The humble toast – for something meant to be quick and light it can really present a challenge. A great toast can make hearts swell and leave you drowning in praise and free drinks. A bad one, well, we’ve all seen the movie Bridesmaids – it can get pretty awkward.
A successful toast has three key elements – they should be short, sweet and engaging. Keep it short and under three minutes – anything longer is a speech that ends with a drink – which we’ll all need if you keep waffling on. Make it sweet by ensuring your audience and subject are left feeling acknowledged and special. And you’ll use detail and humour to keep it engaging and upbeat.
Here’s how we get there.
1 Welcome and intro
In two sentences you should be able to welcome your guests to the event, acknowledge the event and how beautiful/special/wonderful it is, and introduce yourself. This is quick draw and definitely not about you. Other than ‘Hi, I’m…’ avoid the use of ‘I’ and ‘me’.
2 Who or what are we toasting and why?
This is where you explain the object of your toast and use it to bring the room together.

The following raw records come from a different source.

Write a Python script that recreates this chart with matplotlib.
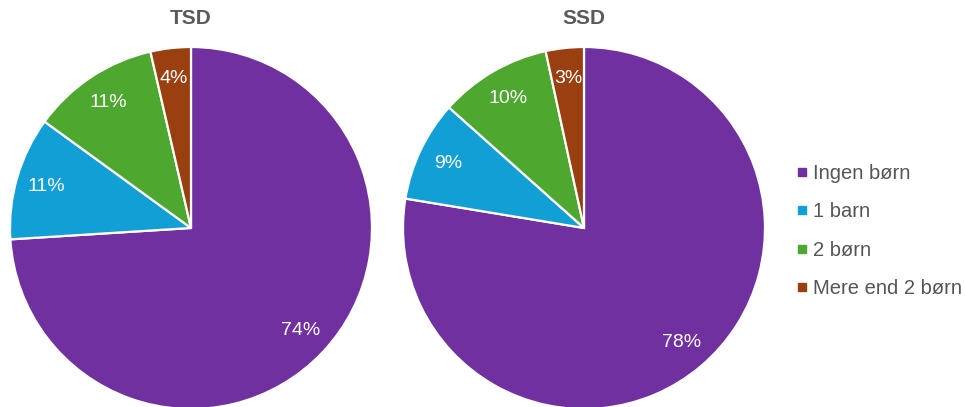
import matplotlib.pyplot as plt
from matplotlib.lines import Line2D

plt.rcParams['font.family'] = ['Liberation Sans', 'DejaVu Sans']

categories = ['Ingen børn', '1 barn', '2 børn', 'Mere end 2 børn']
titles = ['TSD', 'SSD']
tsd = [74.0, 11.0, 11.4, 3.6]
ssd = [77.6, 9.0, 10.0, 3.4]
colors = ['#7030a0', '#129fd6', '#4ea72e', '#9a3f0f']

fig = plt.figure(figsize=(9.65, 4.07), dpi=100)

# pie axes placed in pixel-ish positions
boxes = [(10/965, -2/407, 362/965, 362/407), (403/965, -2/407, 362/965, 362/407)]
for box, title, vals in zip(boxes, titles, [tsd, ssd]):
    ax = fig.add_axes(box)
    wedges, texts, autotexts = ax.pie(
        vals, colors=colors, startangle=90, counterclock=False,
        autopct='%.0f%%', pctdistance=0.83,
        wedgeprops=dict(edgecolor='white', linewidth=1.6),
        textprops=dict(color='white', fontsize=14))
    ax.set_xlim(-1, 1)
    ax.set_ylim(-1, 1)
    ax.set_aspect('equal')
    cx = box[0] + box[2] / 2
    fig.text(cx, 1 - 18/407, title, ha='center', va='center',
             fontsize=15, fontweight='bold', color='#5a5a5a')

handles = [Line2D([], [], marker='s', linestyle='none', markersize=6,
                  markerfacecolor=c, markeredgecolor=c) for c in colors]
fig.legend(handles, categories, loc='center left',
           bbox_to_anchor=(778/965, 1 - 231/407), frameon=False,
           fontsize=14.5, labelcolor='#555555', handlelength=0.6,
           handletextpad=0.25, labelspacing=0.95)

fig.savefig('out.png', dpi=100)
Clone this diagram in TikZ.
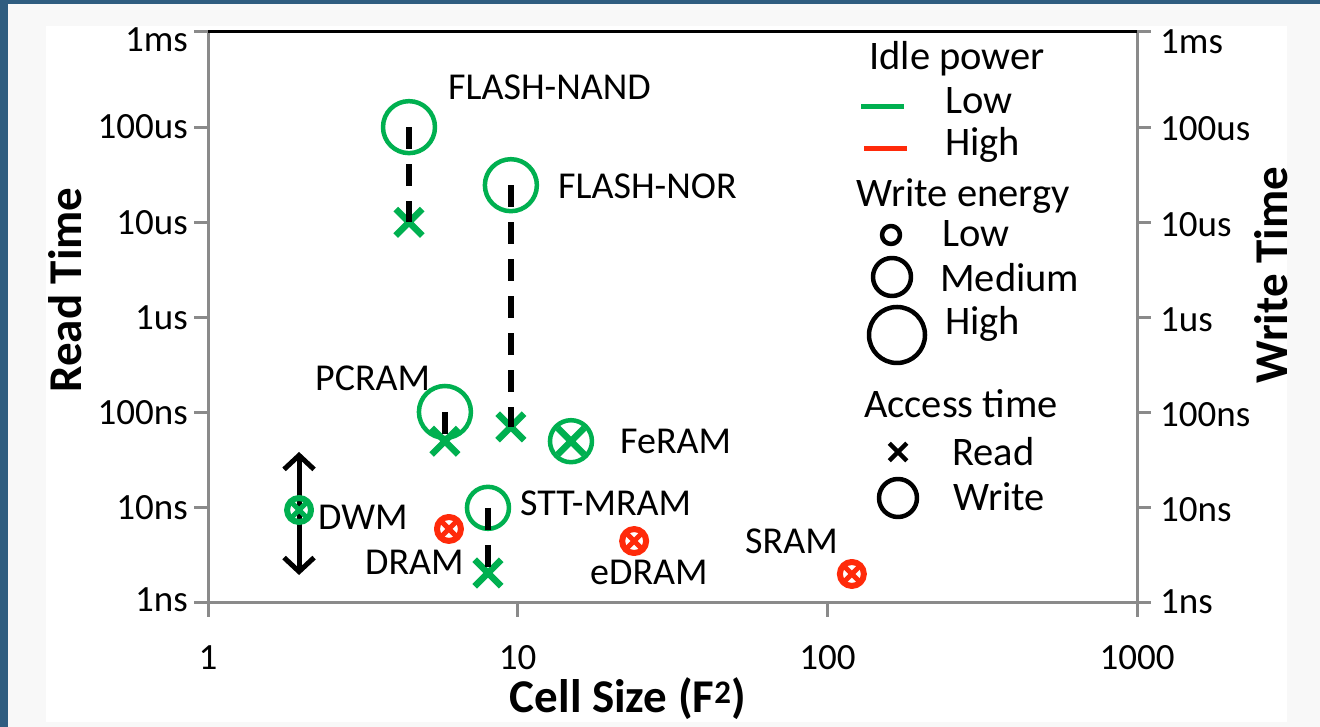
\documentclass[tikz,border=0pt]{standalone}
\usepackage{fontspec}
\setmainfont{Carlito}
\usetikzlibrary{shapes.misc,arrows.meta}
\definecolor{lowgreen}{HTML}{00B050}
\definecolor{highred}{HTML}{FF2A0A}
\definecolor{axisgray}{HTML}{8A8A8A}
\definecolor{slideblue}{RGB}{47,93,128}
\definecolor{panelgray}{HTML}{F8F8F8}
\begin{document}
\begin{tikzpicture}[x=1pt,y=1pt,line join=round,
  wlow/.style={circle,draw,line width=6pt,minimum size=24pt,inner sep=0pt},
  wmed/.style={circle,draw,line width=4.5pt,minimum size=42pt,inner sep=0pt},
  whigh/.style={circle,draw,line width=4.5pt,minimum size=52pt,inner sep=0pt},
  rd/.style={cross out,draw,line width=6.5pt,minimum size=20pt,inner sep=0pt},
  rdsmall/.style={cross out,draw,line width=5pt,minimum size=12pt,inner sep=0pt},
  link/.style={line width=6pt,dash pattern=on 22pt off 15pt},
  ticklbl/.style={inner sep=0pt,font=\fontsize{37}{40}\selectfont},
  lbl/.style={anchor=west,inner sep=0pt,font=\fontsize{38}{40}\selectfont},
  leg/.style={inner sep=0pt,font=\fontsize{40.5}{44}\selectfont},
  title/.style={inner sep=0pt,font=\bfseries\fontsize{47}{50}\selectfont}]
\useasboundingbox (0,0) rectangle (1320,727);
\fill[slideblue] (0,0) rectangle (1320,727);
\fill[panelgray] (8,0) rectangle (1320,723);
\fill[white] (46,5) rectangle (1287,701);
% axes
\draw[axisgray,line width=3pt] (194,124) -- (1137,124);
\draw[axisgray,line width=3pt] (208,695) -- (208,110);
\draw[axisgray,line width=3pt] (1137,695) -- (1137,110);
\draw[black,line width=3pt] (208,695) -- (1137,695);
\foreach \v/\t/\d in {0/1ns/3,1/10ns/0,2/100ns/0,3/1us/0,4/10us/0,5/100us/1,6/1ms/-8} {
  \draw[axisgray,line width=3pt] (194,124+95.17*\v) -- (208,124+95.17*\v);
  \draw[axisgray,line width=3pt] (1137,124+95.17*\v) -- (1151,124+95.17*\v);
  \node[ticklbl,anchor=east] (yl\v) at (188,124+95.17*\v+\d) {\t};
  \node[ticklbl,anchor=west] (yr\v) at (1160,124+95.17*\v+\d-2) {\t};
}
\foreach \v/\t in {0/1,1/10,2/100,3/1000} {
  \draw[axisgray,line width=3pt] (208+309.7*\v,124) -- (208+309.7*\v,110);
  \node[ticklbl] (xl\v) at (208+309.7*\v,69) {\t};
}
\node[title,rotate=90] (readtitle) at (65,437) {Read Time};
\node[title,rotate=90] (writetitle) at (1271,452) {Write Time};
\node[title] (celltitle) at (628,28) {Cell Size (F\textsuperscript{2})};
% data, log scale
\begin{scope}[xshift=208pt,yshift=124pt,x=309.7pt,y=95.17pt]
\coordinate (dwm-top) at (0.294,1.587);
\coordinate (dwm-bot) at (0.294,0.294);
\draw[line width=5pt,{Straight Barb[length=14pt,width=30pt]}-{Straight Barb[length=14pt,width=30pt]}] (dwm-bot) -- (dwm-top);
\node[whigh,lowgreen] (nand-w) at (0.649,5.0) {};
\node[rd,lowgreen] (nand-r) at (0.649,4.0) {};
\node[whigh,lowgreen] (nor-w) at (0.978,4.39) {};
\node[rd,lowgreen] (nor-r) at (0.978,1.85) {};
\node[whigh,lowgreen] (pcram-w) at (0.765,2.007) {};
\node[rd,lowgreen] (pcram-r) at (0.765,1.70) {};
\node[wmed,lowgreen] (feram-w) at (1.172,1.70) {};
\node[rd,lowgreen] (feram-r) at (1.172,1.70) {};
\node[wmed,lowgreen] (stt-w) at (0.904,1.00) {};
\node[rd,lowgreen] (stt-r) at (0.904,0.315) {};
\node[wlow,lowgreen] (dwm-w) at (0.294,0.977) {};
\node[rdsmall,lowgreen] (dwm-r) at (0.294,0.977) {};
\node[wlow,highred] (dram-w) at (0.778,0.778) {};
\node[rdsmall,highred] (dram-r) at (0.778,0.778) {};
\node[wlow,highred] (edram-w) at (1.376,0.651) {};
\node[rdsmall,highred] (edram-r) at (1.376,0.651) {};
\node[wlow,highred] (sram-w) at (2.079,0.305) {};
\node[rdsmall,highred] (sram-r) at (2.079,0.305) {};
\draw[link] (nand-w.center) -- (nand-r.center);
\draw[link] (nor-w.center) -- (nor-r.center);
\draw[link] (pcram-w.center) -- (pcram-r.center);
\draw[link] (stt-w.center) -- (stt-r.center);
\end{scope}
\node[lbl] (nand) at (448,640) {FLASH-NAND};
\node[lbl] (nor) at (558,541) {FLASH-NOR};
\node[lbl] (pcram) at (315,349) {PCRAM};
\node[lbl] (feram) at (620,286) {FeRAM};
\node[lbl] (dwm) at (318,210) {DWM};
\node[lbl] (stt) at (520,224) {STT-MRAM};
\node[lbl] (dram) at (365,165) {DRAM};
\node[lbl] (edram) at (590,155) {eDRAM};
\node[lbl] (sram) at (745,186) {SRAM};
% legend
\node[leg] (idle) at (957,668) {Idle power};
\draw[lowgreen,line width=5pt] (861,620) -- (904,620);
\draw[highred,line width=5pt] (864,578) -- (907,578);
\node[leg,anchor=west] (idle-low) at (945,626) {Low};
\node[leg,anchor=west] (idle-high) at (945,582) {High};
\node[leg] (energy) at (963,531) {Write energy};
\node[circle,draw,line width=4.5pt,minimum size=18pt,inner sep=0pt] (e-low) at (891,492) {};
\node[circle,draw,line width=4.5pt,minimum size=38pt,inner sep=0pt] (e-med) at (892,450) {};
\node[circle,draw,line width=4.5pt,minimum size=56pt,inner sep=0pt] (e-high) at (897,392) {};
\node[leg,anchor=west] (e-low-t) at (942,493) {Low};
\node[leg,anchor=west] (e-med-t) at (940,449) {Medium};
\node[leg,anchor=west] (e-high-t) at (945,403) {High};
\node[leg] (access) at (961,323) {Access time};
\node[cross out,draw,line width=4.5pt,minimum size=13pt,inner sep=0pt] (a-read) at (898,275) {};
\node[circle,draw,line width=4.5pt,minimum size=38pt,inner sep=0pt] (a-write) at (898,229) {};
\node[leg,anchor=west] (a-read-t) at (952,275) {Read};
\node[leg,anchor=west] (a-write-t) at (953,230) {Write};
\end{tikzpicture}
\end{document}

The key here is to explain why this person or function is worthy of our time. Simply stating that its ‘Jen’s 30th and we’re here to celebrate!’ is so boring. Not only did you just lose your audience, but how do you think Jen feels?
But explaining that, ‘It’s Jen’s 30th and whilst she’s still single, has excessively expensive taste and one too many cats, we’re here to celebrate her 30th birthday, her zest for life and her unwavering friendship,’ is much more interesting. Detail draws the crowd in and shows thought and effort.
3 Tell me a funny story about the subject of the party
Now that we’ve set the context, we add a little story to build on the subject matter and bring the audience in on the joke.
Choosing a relevant story is the hardest part – the key is to make sure it links back to your subject matter identified in step 2 and includes lots of detail. For example, at Jen’s 30th we’re celebrating what a good friend she is, so you might like to tell people the story of how you became friends.
Facts alone won’t do this story justice though, so make sure you embellish and dish the details for comedic relief. Telling everyone you ‘met at uni and we’ve been besties ever since’, is not nearly as interesting as explaining that ‘our friendship was born over spilled coffee. I knew Jen was special when she immediately gave me her own jumper, said “Don’t worry! I have a spare in the car,” and came back in Marc Jacobs looking better than before.’
Just keep in mind the first key element of success – the time limit.
4 The actual toast
This is your jab-hook combo – a tug at the heart strings and a final laugh to end strong. The jab: ramp up the warm and fuzzies with a heartfelt acknowledgement and a genuine wish for the future. Make it thoughtful, make it count.
Then, just as the room is caught up in the hugs, add a funny hook that links back to an earlier detail to end upbeat. Tell Jen, ‘We all wish you nothing but love and happiness in your future – and if it’s not with an actual man, there’s always shoes… and cats.’
A final cheers and you my friend, just pulled off a killer toast.